Reproducibility and Limits
- Record PyBaMM, Python, NumPy, pandas, and scikit-learn versions before comparing results.
- Keep simulation data, public datasets, and real device data separate in your notes.
- Check whether the validation split is isolated by cell, cycle, time, or operating condition.
- Do not use educational model outputs as production BMS decisions without domain review.
What Counts as a Useful Dataset
A useful battery AI dataset is more than a table with many rows. It should describe the simulated or measured operating conditions, the model or device source, the parameter variations, the frequency range for impedance data, the cycle or time index, and the exact label definition. Without those details, a model can look accurate while learning shortcuts that would not survive a different cell, temperature, duty cycle, or validation split.

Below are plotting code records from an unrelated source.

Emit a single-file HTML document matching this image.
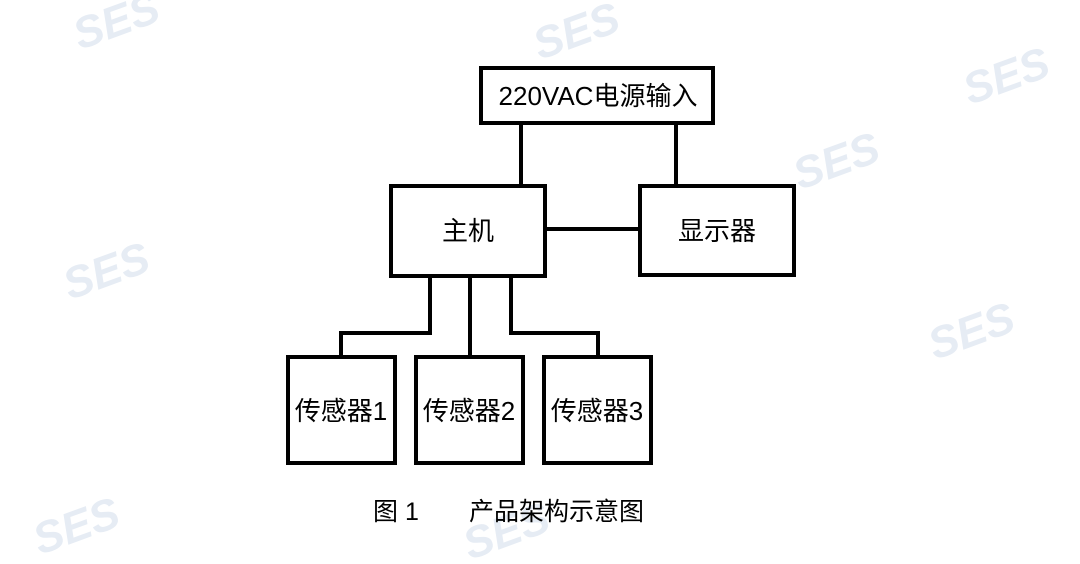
<!DOCTYPE html>
<html><head><meta charset="utf-8"><style>
html,body{margin:0;padding:0;background:#fff;width:1080px;height:564px;overflow:hidden}
</style></head><body>
<svg width="1080" height="564" viewBox="0 0 1080 564" xmlns="http://www.w3.org/2000/svg">
<g font-family="Liberation Sans, Noto Sans CJK SC, sans-serif" font-weight="bold" font-size="44" fill="#e6ecf4" font-style="italic">
<text x="80" y="50" transform="rotate(-20 80 50)">SES</text>
<text x="540" y="60" transform="rotate(-20 540 60)">SES</text>
<text x="970" y="105" transform="rotate(-20 970 105)">SES</text>
<text x="70" y="300" transform="rotate(-20 70 300)">SES</text>
<text x="935" y="360" transform="rotate(-20 935 360)">SES</text>
<text x="40" y="555" transform="rotate(-20 40 555)">SES</text>
<text x="470" y="560" transform="rotate(-20 470 560)">SES</text>
<text x="800" y="190" transform="rotate(-20 800 190)">SES</text>
</g>
<g fill="none" stroke="#000" stroke-width="4">
<rect x="481" y="68" width="232" height="55"/>
<rect x="391" y="186" width="154" height="90"/>
<rect x="640" y="186" width="154" height="89"/>
<rect x="288" y="357" width="107" height="106"/>
<rect x="416" y="357" width="107" height="106"/>
<rect x="544" y="357" width="107" height="106"/>
<path d="M521 123V186M676 123V186M545 229H640"/>
<path d="M430 276V333H341V357M470 276V357M511 276V333H598V357"/>
</g>
<g font-family="Liberation Sans, Noto Sans CJK SC, sans-serif" font-size="26" fill="#000" text-anchor="middle">
<text x="598" y="105">220VAC电源输入</text>
<text x="468" y="240">主机</text>
<text x="717" y="240">显示器</text>
<text x="341" y="420">传感器1</text>
<text x="469" y="420">传感器2</text>
<text x="597" y="420">传感器3</text>
</g>
<g font-family="Liberation Sans, Noto Sans CJK SC, sans-serif" font-size="25" fill="#000">
<text x="373" y="520">图 1</text>
<text x="469" y="520">产品架构示意图</text>
</g>
</svg>
</body></html>
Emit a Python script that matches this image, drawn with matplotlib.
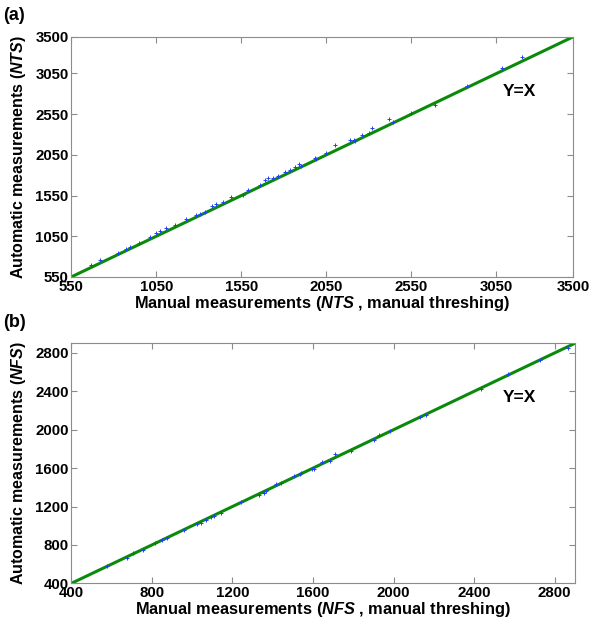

For educational simulation data, the page should also preserve the reason the dataset was generated. Was it built to test feature extraction, compare split strategies, train a regressor, or explain a physical trend? The answer changes how the dataset should be used and which limitations need to be visible to readers.
Validation Questions
Before trusting a battery prediction workflow, ask whether the validation split separates the factor you care about. A row-level random split may test interpolation inside the same simulated regime, while a cell-level, parameter-level, cycle-level, or temperature-level split tests a harder question. The page should make that distinction explicit whenever SOH, RUL, impedance features, or aging labels are discussed.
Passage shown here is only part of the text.